Johnson, for one, was still smarting from the Charlotte loss, saying "I think we still have a little bit of immaturity on this team. And that's something we've got to look forward to working on. In no way possible should Charlotte beat us by 20, even though they were at home."

This is not a Joe Johnson hate parade. I thought Joe's attitude during the game was great. He was fouling hard, fighting inside for rebounds, and for the most part making the team better. And to be honest, Joe still harping on the Charlotte game makes me like his first comments even more. That loss was not acceptable, and just because every team is going to have some unacceptable losses does not mean they need to be taken lightly. I don't think KG or Kobe or LeBron are just going to ho hum 20 point losses to non playoff teams because they are inevitable facts of the NBA.

The more it looks like Joe is not emotionally pouting in the locker room but actually not satisfied with losing, the more I like it. High expectations from the players is never a bad thing.

However, on a night where the Hawks showed some maturity on offense and performed at a highly efficient rate, it seems only right to take that brooding anger of Joe and turn it at him. Because if Joe believes this team should win every game and projects that belief onto his teammates instead of trusting only himself, this team could actually be pretty special. 

I rewatched the game. Charting every half court offensive possession. After the jump, I have typed out Joe Johnson's possessions. I have put in bold his one on one play. I should note I defined one on one play as anything that involves stagnant dribbling, uncalled for, out of rhythm shots, or offensive sets that should be obviously passed out of. I stopped charting after Josh Smith's block of Birdman and Joe Johnson's open three in the fourth because that was pretty much the end of the game.

Joe Johnson on offense.

  • Comes off screens,  quick dribble, and shoots makes.
  • One one one play miss.
  • Iso post up, drive miss.
  • Dribble drive, quick layup make.
  • Dribble for jumper. One on one. Miss. Leads to carmello easy shot.
  • Over dribbles into turnover. Chauncey three pointer.
  • Dribbled into double team out of it and then back in for a made jumper.
  • Steps through double team, makes jumper.
  • Iso quick shot through double team, miss.
  • Post up, doubled dribbles out, but quickly passes to a cutting joe smith. Make.
  • Sits with the ball on a zone double team. Passes to Teague with little time left who shoots jumper and misses.
  • Dribbles too much gets doubled and throws it away.
  • Handed ball on perimeter no one comes out to defend. Nails a three.
  • One on one but in an advantageous switch. Shoots jumper fouled.
  • One on one. Missed jumper.
  • Runner missed. Heavily contested.
  • Made three off ball movement.

That is eight one on one plays for Joe with only one (the switched defender) being acceptable. Marvin Williams and Al Horford had one apiece and Jamal Crawford had four with one coming at the end of the half. Of the eight people who played more than fifteen minutes only two shot below fifty percent, Jeff Teague and Joe Johnson. So the other six were shooting 60% from the floor for the game. If there was one night to trust your teammates, it was last night.

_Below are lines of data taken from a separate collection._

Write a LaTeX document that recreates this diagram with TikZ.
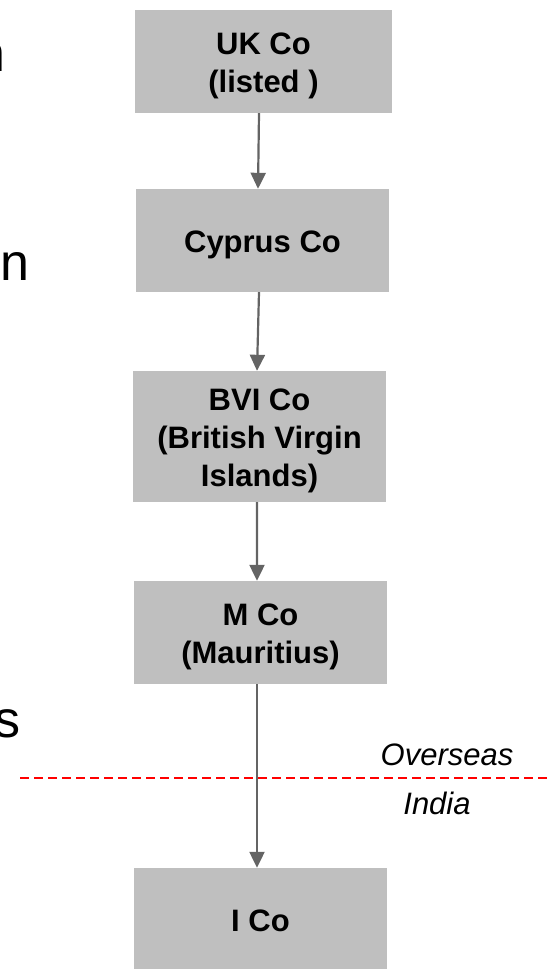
\documentclass[tikz,border=0pt]{standalone}
\usepackage{fontspec}
\setmainfont{Liberation Sans}
\usetikzlibrary{arrows.meta}
\definecolor{boxgray}{HTML}{BFBFBF}
\definecolor{arrowgray}{HTML}{646464}
\definecolor{divred}{HTML}{FF0000}
\begin{document}
\begin{tikzpicture}[x=1bp,y=-1bp,
  box/.style={rectangle, fill=boxgray, draw=none, inner sep=0pt},
  boxtext/.style={align=center, inner sep=0pt, font=\fontsize{31bp}{38bp}\selectfont\bfseries},
  sidelabel/.style={inner sep=0pt, font=\fontsize{31bp}{38bp}\selectfont\itshape},
  frag/.style={inner sep=0pt, font=\fontsize{52bp}{60bp}\selectfont},
  arr/.style={draw=arrowgray, line width=2.2bp, -{Triangle[width=15bp,length=16bp]}},
  divider/.style={draw=divred, line width=1.6bp, dash pattern=on 9bp off 5bp}]
\useasboundingbox (0,0) rectangle (550,969);
\clip (0,0) rectangle (550,969);

% partial words at the left edge
\node[frag, anchor=base west] (f1) at (-23.5,71) {n};
\node[frag, anchor=base west] (f2) at (0.4,280) {n};
\node[frag, anchor=base west] (f3) at (-5.7,737) {s};

% boxes
\node[box, minimum width=257bp, minimum height=103bp] (uk) at (263.5,61.5) {};
\node[box, minimum width=253bp, minimum height=103bp] (cy) at (262.5,240.5) {};
\node[box, minimum width=253bp, minimum height=131bp] (bvi) at (259.5,436.5) {};
\node[box, minimum width=253bp, minimum height=103bp] (m) at (260.5,632.5) {};
\node[box, minimum width=253bp, minimum height=104bp] (ico) at (260.5,920) {};

% box texts
\node[boxtext] (ukt) at ([yshift=-4bp]uk.center) {UK Co\\(listed )};
\node[boxtext] (cyt) at ([yshift=-4bp]cy.center) {Cyprus Co};
\node[boxtext] (bvit) at ([yshift=-4bp]bvi.center) {BVI Co\\(British Virgin\\Islands)};
\node[boxtext] (mt) at ([yshift=-4bp]m.center) {M Co\\(Mauritius)};
\node[boxtext] (icot) at ([yshift=-1bp]ico.center) {I Co};

% overseas / india divider
\coordinate (dl) at (20,778);
\coordinate (dr) at (552,778);
\draw[divider] (dl) -- (dr);
\node[sidelabel, anchor=base] (ovs) at (447,765) {Overseas};
\node[sidelabel, anchor=base] (ind) at (437,814) {India};

% connectors
\draw[arr] ([xshift=-4.5bp]uk.south) -- ([xshift=-4.5bp]cy.north);
\draw[arr] ([xshift=-3.5bp]cy.south) -- ([xshift=-2.5bp]bvi.north);
\draw[arr] ([xshift=-2.5bp]bvi.south) -- ([xshift=-3.5bp]m.north);
\draw[arr] ([xshift=-3.5bp]m.south) -- ([xshift=-3.5bp]ico.north);
\end{tikzpicture}
\end{document}
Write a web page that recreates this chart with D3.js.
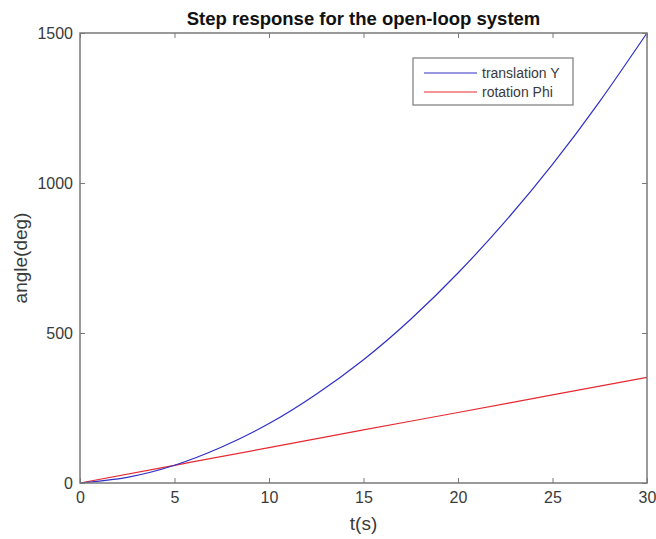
<!DOCTYPE html>
<html>
<head>
<meta charset="utf-8">
<script src="https://cdn.jsdelivr.net/npm/d3@7"></script>
<style>
  html, body { margin: 0; padding: 0; background: #fff; }
  svg { display: block; font-family: "Liberation Sans", Arial, sans-serif; }
</style>
</head>
<body>
<div id="chart"></div>
<script>
// values
const timeY = [0, 2.5, 5, 7.5, 10, 12.5, 15, 17.5, 20, 22.5, 25, 27.5, 30];
const translationY = [0, 19, 59, 120, 198, 296, 411, 546, 700, 872, 1062, 1272, 1500];
const timePhi = [0, 5, 10, 15, 20, 25, 30];
const rotationPhi = [0, 59, 118, 177, 235, 294, 352];
const xTicks = [0, 5, 10, 15, 20, 25, 30];
const yTicks = [0, 500, 1000, 1500];
const seriesNames = ['translation Y', 'rotation Phi'];

const W = 656, H = 539;
const margin = { top: 33, right: 9, bottom: 56, left: 80 };
const iw = W - margin.left - margin.right;
const ih = H - margin.top - margin.bottom;

const axisColor = '#7a7a7a';
const textColor = '#3a3a3a';
const blue = '#2f2fc8';
const red = '#e62a32';

const svg = d3.select('#chart').append('svg')
  .attr('width', W)
  .attr('height', H);

const g = svg.append('g').attr('transform', `translate(${margin.left},${margin.top})`);

const x = d3.scaleLinear().domain([0, 30]).range([0, iw]);
const y = d3.scaleLinear().domain([0, 1500]).range([ih, 0]);

// lines
const line = d3.line()
  .x((d) => x(d[0]))
  .y((d) => y(d[1]))
  .curve(d3.curveNatural);

g.append('path')
  .datum(timePhi.map((t, i) => [t, rotationPhi[i]]))
  .attr('fill', 'none')
  .attr('stroke', red)
  .attr('stroke-width', 1.2)
  .attr('d', line);

g.append('path')
  .datum(timeY.map((t, i) => [t, translationY[i]]))
  .attr('fill', 'none')
  .attr('stroke', blue)
  .attr('stroke-width', 1.2)
  .attr('d', line);

// axes, MATLAB style box with inward ticks on all sides
function styleAxis(sel) {
  sel.select('.domain').remove();
  sel.selectAll('.tick line').attr('stroke', axisColor).attr('stroke-width', 1);
  sel.selectAll('.tick text')
    .attr('fill', textColor)
    .style('font-size', '16px');
}

g.append('g')
  .attr('transform', `translate(0,${ih})`)
  .call(d3.axisBottom(x).tickValues(xTicks).tickSize(-5).tickPadding(9).tickFormat(d3.format('d')))
  .call(styleAxis);

g.append('g')
  .call(d3.axisTop(x).tickValues(xTicks).tickSize(-5).tickFormat(''))
  .call(styleAxis);

g.append('g')
  .call(d3.axisLeft(y).tickValues(yTicks).tickSize(-5).tickPadding(7).tickFormat(d3.format('d')))
  .call(styleAxis);

g.append('g')
  .attr('transform', `translate(${iw},0)`)
  .call(d3.axisRight(y).tickValues(yTicks).tickSize(-5).tickFormat(''))
  .call(styleAxis);

g.append('rect')
  .attr('width', iw)
  .attr('height', ih)
  .attr('fill', 'none')
  .attr('stroke', axisColor)
  .attr('stroke-width', 1.5);

// title and labels
svg.append('text')
  .attr('x', margin.left + iw / 2)
  .attr('y', 25)
  .attr('text-anchor', 'middle')
  .attr('fill', '#111')
  .style('font-size', '18.5px')
  .style('font-weight', 'bold')
  .text('Step response for the open-loop system');

svg.append('text')
  .attr('x', margin.left + iw / 2)
  .attr('y', 530)
  .attr('text-anchor', 'middle')
  .attr('fill', textColor)
  .style('font-size', '19px')
  .text('t(s)');

svg.append('text')
  .attr('transform', `translate(27,${margin.top + ih / 2}) rotate(-90)`)
  .attr('text-anchor', 'middle')
  .attr('fill', textColor)
  .style('font-size', '19px')
  .text('angle(deg)');

// legend
const legend = svg.append('g').attr('transform', 'translate(413,58)');
legend.append('rect')
  .attr('width', 160)
  .attr('height', 47)
  .attr('fill', '#fff')
  .attr('stroke', axisColor)
  .attr('stroke-width', 1.2);

[blue, red].forEach((c, i) => {
  const row = legend.append('g').attr('transform', `translate(0,${15 + i * 19})`);
  row.append('line')
    .attr('x1', 11).attr('x2', 64)
    .attr('stroke', c)
    .attr('stroke-width', 1.2);
  row.append('text')
    .attr('x', 69)
    .attr('dy', '0.35em')
    .attr('fill', textColor)
    .style('font-size', '14px')
    .text(seriesNames[i]);
});
</script>
</body>
</html>
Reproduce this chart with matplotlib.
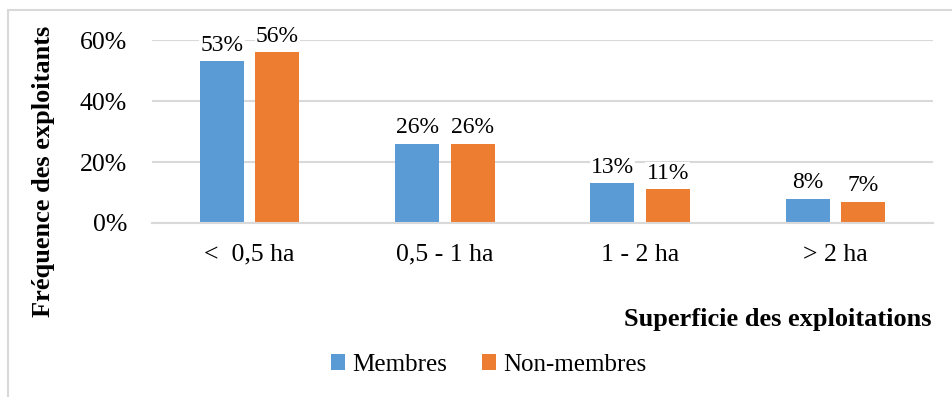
import numpy as np
import matplotlib.pyplot as plt
from matplotlib.patches import Rectangle
from matplotlib.ticker import PercentFormatter

plt.rcParams['font.family'] = ['Liberation Serif', 'DejaVu Serif']

categories = ["<  0,5 ha", "0,5 - 1 ha", "1 - 2 ha", "> 2 ha"]
membres = [53, 26, 13, 8]
non_membres = [56, 26, 11, 7]

blue = "#5B9BD5"
orange = "#ED7D31"
grid_col = "#D9D9D9"

fig = plt.figure(figsize=(9.53, 3.97), dpi=100)
ax = fig.add_axes([0.1595, 0.4383, 0.8195, 0.4607])

x = np.arange(len(categories))
w = 0.225
off = 0.142
b1 = ax.bar(x - off, membres, w, color=blue, label="Membres", zorder=2)
b2 = ax.bar(x + off, non_membres, w, color=orange, label="Non-membres", zorder=2)

for bars, vals in [(b1, membres), (b2, non_membres)]:
    for rect, v in zip(bars, vals):
        ax.annotate(f"{v}%", (rect.get_x() + rect.get_width() / 2, v),
                    xytext=(0, 4), textcoords="offset points",
                    ha="center", va="bottom", fontsize=17, zorder=3,
                    bbox=dict(boxstyle="square,pad=0.05", fc="white", ec="none"),
                    annotation_clip=False)

ax.set_xlim(-0.5, len(categories) - 0.5)
ax.set_ylim(0, 60)
ax.set_yticks([0, 20, 40, 60])
ax.yaxis.set_major_formatter(PercentFormatter(decimals=0))
ax.set_xticks(x)
ax.set_xticklabels(categories)
ax.tick_params(axis="y", length=0, pad=18, labelsize=18.5)
ax.tick_params(axis="x", length=0, pad=15, labelsize=18.5)
ax.grid(axis="y", color=grid_col, linewidth=1.5, zorder=0)
ax.set_axisbelow(True)
for s in ["top", "right", "left"]:
    ax.spines[s].set_visible(False)
ax.spines["bottom"].set_color(grid_col)
ax.spines["bottom"].set_linewidth(1.5)

fig.text(0.046, 0.569, "Fréquence des exploitants", rotation=90,
         ha="center", va="center", fontsize=19, fontweight="bold")
fig.text(0.977, 0.194, "Superficie des exploitations",
         ha="right", va="center", fontsize=19, fontweight="bold")

fig.legend(handles=[b1, b2], loc="center", bbox_to_anchor=(0.513, 0.081),
           ncol=2, frameon=False, fontsize=18, handlelength=0.55,
           handleheight=0.55, handletextpad=0.3, columnspacing=1.4)

# chart frame (runs past the right and bottom edges)
fig.patches.append(Rectangle((8 / 953, -0.05), 1.0, 1 - 10 / 397 + 0.05,
                             transform=fig.transFigure, fill=False,
                             edgecolor=grid_col, linewidth=1.5))

fig.savefig("out.png", dpi=100)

Joe Johnson is the Hawks best scorer. Under control, he can obtain the highest percentage shot the most often with the most ease. Many offensive sets should be called for Joe. He should even have the luxery to break down his defender one on one sometimes. Moreover, those six guys that shot 60% will not always do that. But the fact of the matter is only six times between them did someone take the game in their own hands and try and score. Predominantly, they did exactly what Joe Johnson wanted them to, played within the offense.

Joe did not have a bad game, but if I am going to agree with him that the Charlotte game is not acceptable if you want to be an elite team, I am going to say it is not acceptable because the Hawks have the overall talent to beat the Bobcats any night.

"I don't know when we all of a sudden just really became a selfish team," Johnson said. "Now everybody wants to go one-on-one. It's me, me, me. It's crazy, man."

And Joe's right. I don't disagree one bit with what he said after the loss to the Bobcats. The way that talent is negated is when people want to score on their own and don't trust their teammates, and only one guy was guilty of that last night.

Joe deserves to get his shots, but the fact is, he is routinely guilty of getting them in most detrimental way possible for the team and himself. Last night was no exception.

Joe is getting this leader thing down, all that is missing is practicing what he preaches, and if he does, Joe will succeed and so will this team.